Captain Canada was the most intriguing Colorado name in trade gossip, but Giguere never did approach him about waiving his no-movement clause, which should not be confused with Giguere not receiving calls on Smyth from other teams, because we believe he did. Still, nothing made enough sense to call up Smyth and his agent, Don Meehan, and talk shop.
"Without commenting on specific players, the only thing I will say is that none of our guys who have no-trade clauses we asked to waive it," Giguere said. "We never got to serious enough places with those guys where that was contemplated."
Laperriere is slated to be a UFA July 1, which is why many believed he would be moved, but Giguere held onto the popular Colorado player. He's hoping to sign him before July 1.

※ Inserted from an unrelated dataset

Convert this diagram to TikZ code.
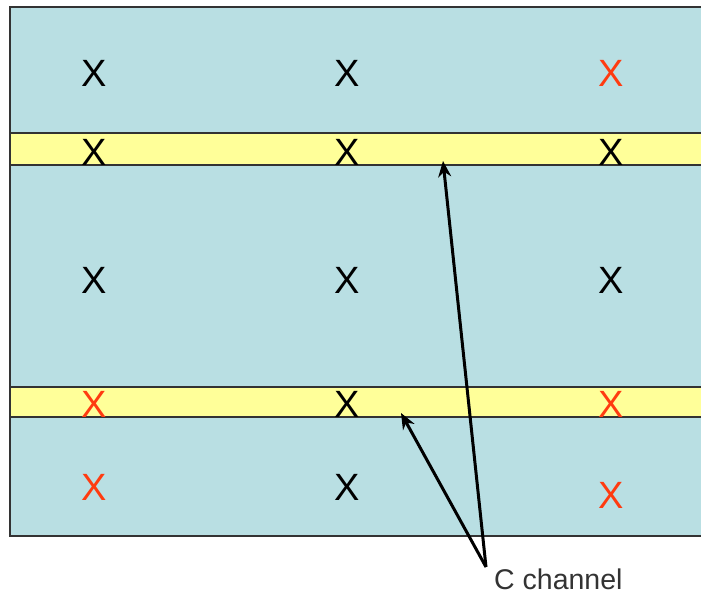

"Even though we don't have an agreement yet, I think both parties would like to find a solution to keep Ian within the organization," the Avs GM said. "I felt it was important to give ourselves a few more months to see if we can come to a meeting of the minds."
Tkachuk also stayed put, as the Blues made a difficult decision to keep the veteran winger, a UFA July 1, with the team four points out of a playoff spot in the West.
"We had opportunities to move Keith, but we still believe we're in a playoff run," Blues president John Davidson told ESPN.com. "And to be frank, we felt it was important for us in terms of the integrity of the dressing room. These guys have been through a lot this year together and Keith has been a part of that. They deserve, as a group, to have a shot at this.
"We did have a lot of talks about Keith, particularly with teams in the East, but in the end opted the best decision was the status quo."
A source told ESPN.com that the Bruins aggressively pursued the Massachusetts native, but Davidson denied a report that a deal somehow fell through at the last minute.
"There was never a deal made," Davidson said.
Sens GM Bryan Murray still has Neil on his hands, somewhat surprisingly. The rugged winger, UFA July 1, remains far apart on a deal, but Murray didn't like what he was offered and didn't move him.
"I didn't get offered what I felt was fair compensation for him," Murray told ESPN.com.
Murray would not tell us, but we believe Western Conference powerhouses Detroit and San Jose were the teams most interested in Neil. The Wings, because of cap room, would have needed to send a player back to Ottawa, which we doubt interested the Sens for financial reasons, while the Sharks likely didn't want to give up the kind of draft pick Ottawa wanted. And besides, San Jose picked up its toughness in Travis Moen, anyway. Veteran defenseman Brendan Witt, who has two more years on his contract, attracted several phone calls, but the Islanders opted to keep him.
"We signed him last summer [to a three-year deal] for a reason," Isles GM Garth Snow told ESPN.com. "We like Brendan Witt. He's a fearless leader, a big part of our room."
Finally, Kaberle, who has two more years on his deal at a nice $4.25 million salary, was never really in play, Leafs GM Brian Burke told us.
Check in again at the NHL draft in June, when some of these guys will finally move. Maybe.